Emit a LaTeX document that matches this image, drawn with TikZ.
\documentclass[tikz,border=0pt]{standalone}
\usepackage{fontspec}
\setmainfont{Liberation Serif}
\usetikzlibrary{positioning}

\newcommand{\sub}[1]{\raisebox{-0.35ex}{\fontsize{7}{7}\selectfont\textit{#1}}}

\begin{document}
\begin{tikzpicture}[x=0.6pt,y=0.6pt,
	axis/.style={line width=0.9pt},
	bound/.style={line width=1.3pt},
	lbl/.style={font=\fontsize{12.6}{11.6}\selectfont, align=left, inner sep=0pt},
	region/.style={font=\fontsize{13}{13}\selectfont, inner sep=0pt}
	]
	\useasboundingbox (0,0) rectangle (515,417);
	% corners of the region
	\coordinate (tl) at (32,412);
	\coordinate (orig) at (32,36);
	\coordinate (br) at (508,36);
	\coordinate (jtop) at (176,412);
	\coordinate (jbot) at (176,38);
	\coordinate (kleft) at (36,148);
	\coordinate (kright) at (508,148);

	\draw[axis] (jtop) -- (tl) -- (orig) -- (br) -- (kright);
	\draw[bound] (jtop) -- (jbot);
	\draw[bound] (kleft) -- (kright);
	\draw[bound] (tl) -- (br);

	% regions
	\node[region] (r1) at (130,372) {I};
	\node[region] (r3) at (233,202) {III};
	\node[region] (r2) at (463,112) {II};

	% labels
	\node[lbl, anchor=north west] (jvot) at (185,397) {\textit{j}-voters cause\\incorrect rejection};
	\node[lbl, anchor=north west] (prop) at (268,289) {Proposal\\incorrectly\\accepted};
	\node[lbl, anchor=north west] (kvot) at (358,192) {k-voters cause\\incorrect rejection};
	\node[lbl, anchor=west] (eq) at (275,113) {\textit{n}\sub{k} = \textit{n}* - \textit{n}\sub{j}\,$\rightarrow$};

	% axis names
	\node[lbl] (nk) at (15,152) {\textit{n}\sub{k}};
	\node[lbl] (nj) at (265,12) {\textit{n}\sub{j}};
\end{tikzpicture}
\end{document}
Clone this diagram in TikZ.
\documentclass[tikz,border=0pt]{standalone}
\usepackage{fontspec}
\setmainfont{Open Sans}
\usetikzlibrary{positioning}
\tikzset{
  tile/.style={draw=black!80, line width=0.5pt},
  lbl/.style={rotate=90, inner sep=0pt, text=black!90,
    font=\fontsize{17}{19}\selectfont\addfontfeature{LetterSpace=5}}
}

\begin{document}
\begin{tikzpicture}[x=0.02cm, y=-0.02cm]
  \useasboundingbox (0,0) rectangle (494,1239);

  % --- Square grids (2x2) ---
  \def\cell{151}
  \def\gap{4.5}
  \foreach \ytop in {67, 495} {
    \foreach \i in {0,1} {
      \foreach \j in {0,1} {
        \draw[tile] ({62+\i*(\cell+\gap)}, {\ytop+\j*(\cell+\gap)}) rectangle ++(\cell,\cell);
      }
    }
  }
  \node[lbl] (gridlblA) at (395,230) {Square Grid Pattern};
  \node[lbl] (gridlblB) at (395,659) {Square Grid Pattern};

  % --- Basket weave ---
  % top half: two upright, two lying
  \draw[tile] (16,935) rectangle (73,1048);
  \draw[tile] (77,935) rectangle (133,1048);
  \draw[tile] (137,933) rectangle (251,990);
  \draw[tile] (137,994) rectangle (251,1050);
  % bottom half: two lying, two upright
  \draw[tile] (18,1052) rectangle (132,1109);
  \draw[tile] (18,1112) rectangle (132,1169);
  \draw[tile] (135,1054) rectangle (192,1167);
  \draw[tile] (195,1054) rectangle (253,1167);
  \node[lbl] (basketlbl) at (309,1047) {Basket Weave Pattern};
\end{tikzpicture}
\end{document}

What you will do ▸ Copy out the full material exactly as it appears.

Solution to this task ▸
Emit a LaTeX document that matches this image, drawn with TikZ.
\documentclass[tikz,border=0pt]{standalone}
\usepackage{fontspec}
\setmainfont{Liberation Serif}
\usetikzlibrary{positioning}

\newcommand{\sub}[1]{\raisebox{-0.35ex}{\fontsize{7}{7}\selectfont\textit{#1}}}

\begin{document}
\begin{tikzpicture}[x=0.6pt,y=0.6pt,
	axis/.style={line width=0.9pt},
	bound/.style={line width=1.3pt},
	lbl/.style={font=\fontsize{12.6}{11.6}\selectfont, align=left, inner sep=0pt},
	region/.style={font=\fontsize{13}{13}\selectfont, inner sep=0pt}
	]
	\useasboundingbox (0,0) rectangle (515,417);
	% corners of the region
	\coordinate (tl) at (32,412);
	\coordinate (orig) at (32,36);
	\coordinate (br) at (508,36);
	\coordinate (jtop) at (176,412);
	\coordinate (jbot) at (176,38);
	\coordinate (kleft) at (36,148);
	\coordinate (kright) at (508,148);

	\draw[axis] (jtop) -- (tl) -- (orig) -- (br) -- (kright);
	\draw[bound] (jtop) -- (jbot);
	\draw[bound] (kleft) -- (kright);
	\draw[bound] (tl) -- (br);

	% regions
	\node[region] (r1) at (130,372) {I};
	\node[region] (r3) at (233,202) {III};
	\node[region] (r2) at (463,112) {II};

	% labels
	\node[lbl, anchor=north west] (jvot) at (185,397) {\textit{j}-voters cause\\incorrect rejection};
	\node[lbl, anchor=north west] (prop) at (268,289) {Proposal\\incorrectly\\accepted};
	\node[lbl, anchor=north west] (kvot) at (358,192) {k-voters cause\\incorrect rejection};
	\node[lbl, anchor=west] (eq) at (275,113) {\textit{n}\sub{k} = \textit{n}* - \textit{n}\sub{j}\,$\rightarrow$};

	% axis names
	\node[lbl] (nk) at (15,152) {\textit{n}\sub{k}};
	\node[lbl] (nj) at (265,12) {\textit{n}\sub{j}};
\end{tikzpicture}
\end{document}
Clone this diagram in TikZ.
\documentclass[tikz,border=0pt]{standalone}
\usepackage{fontspec}
\setmainfont{Open Sans}
\usetikzlibrary{positioning}
\tikzset{
  tile/.style={draw=black!80, line width=0.5pt},
  lbl/.style={rotate=90, inner sep=0pt, text=black!90,
    font=\fontsize{17}{19}\selectfont\addfontfeature{LetterSpace=5}}
}

\begin{document}
\begin{tikzpicture}[x=0.02cm, y=-0.02cm]
  \useasboundingbox (0,0) rectangle (494,1239);

  % --- Square grids (2x2) ---
  \def\cell{151}
  \def\gap{4.5}
  \foreach \ytop in {67, 495} {
    \foreach \i in {0,1} {
      \foreach \j in {0,1} {
        \draw[tile] ({62+\i*(\cell+\gap)}, {\ytop+\j*(\cell+\gap)}) rectangle ++(\cell,\cell);
      }
    }
  }
  \node[lbl] (gridlblA) at (395,230) {Square Grid Pattern};
  \node[lbl] (gridlblB) at (395,659) {Square Grid Pattern};

  % --- Basket weave ---
  % top half: two upright, two lying
  \draw[tile] (16,935) rectangle (73,1048);
  \draw[tile] (77,935) rectangle (133,1048);
  \draw[tile] (137,933) rectangle (251,990);
  \draw[tile] (137,994) rectangle (251,1050);
  % bottom half: two lying, two upright
  \draw[tile] (18,1052) rectangle (132,1109);
  \draw[tile] (18,1112) rectangle (132,1169);
  \draw[tile] (135,1054) rectangle (192,1167);
  \draw[tile] (195,1054) rectangle (253,1167);
  \node[lbl] (basketlbl) at (309,1047) {Basket Weave Pattern};
\end{tikzpicture}
\end{document}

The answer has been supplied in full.